A new process of phosphorylation of algal/polyethyleneimine composite beads allows to dramatically increase the sorption of rare earth elements (La(III) and Tb(III), as light and heavy REE elements, respectively). Sorption proceeds through interactions with several functional groups (phosphonate, but also amine, and carboxylate groups). The sorption capacity at optimum pH (pH0 : 5, pHeq : 4–4.2) reaches 1.44 mmol La g−1 and 1.02 mmol Tb g−1 (increased by 4.5 to 6.7 compared with raw beads). Sorption isotherms are fitted by the Langmuir equation, while fast uptake kinetics (equilibrium within 20–30 min) is described by the pseudo-first order rate equation. Bound metal ions are quantitatively desorbed using a 0.2 M HCl/0.5 M CaCl2 solution; the recycling of the sorbent for five cycles of sorption and desorption shows high stability of sorption (loss of sorption capacity < 9%) and desorption (efficiency > 99%).

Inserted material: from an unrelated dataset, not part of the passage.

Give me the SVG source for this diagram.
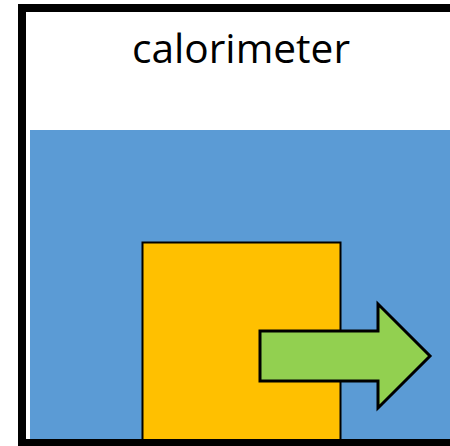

The sorbent exhibits a remarkable preference for REEs against Si(IV), Ca(II), and Mg(II). The sorbent is used efficiently for the recovery of REEs from acidic leachates of a sedimentary ore. A global process is designed including acidic leaching, pre-treatment of leachates by U(VI) sorption on quaternary ammonium (QA) resin (about 94% of U content). The outlet solution of QA resin is treated at different pH values: the best results are obtained at pH0 5 (pHeq : ~4.5). The REEs are selectively recovered from the eluates by precipitation with oxalic acid: the REE-oxalate precipitate retains 70–76% of its content in the acidic leachates. After precipitation of Al(III) and Fe(III) at pH 5, residual uranium is recovered by precipitation at pH 9 (4.3% of metal leached from the ore).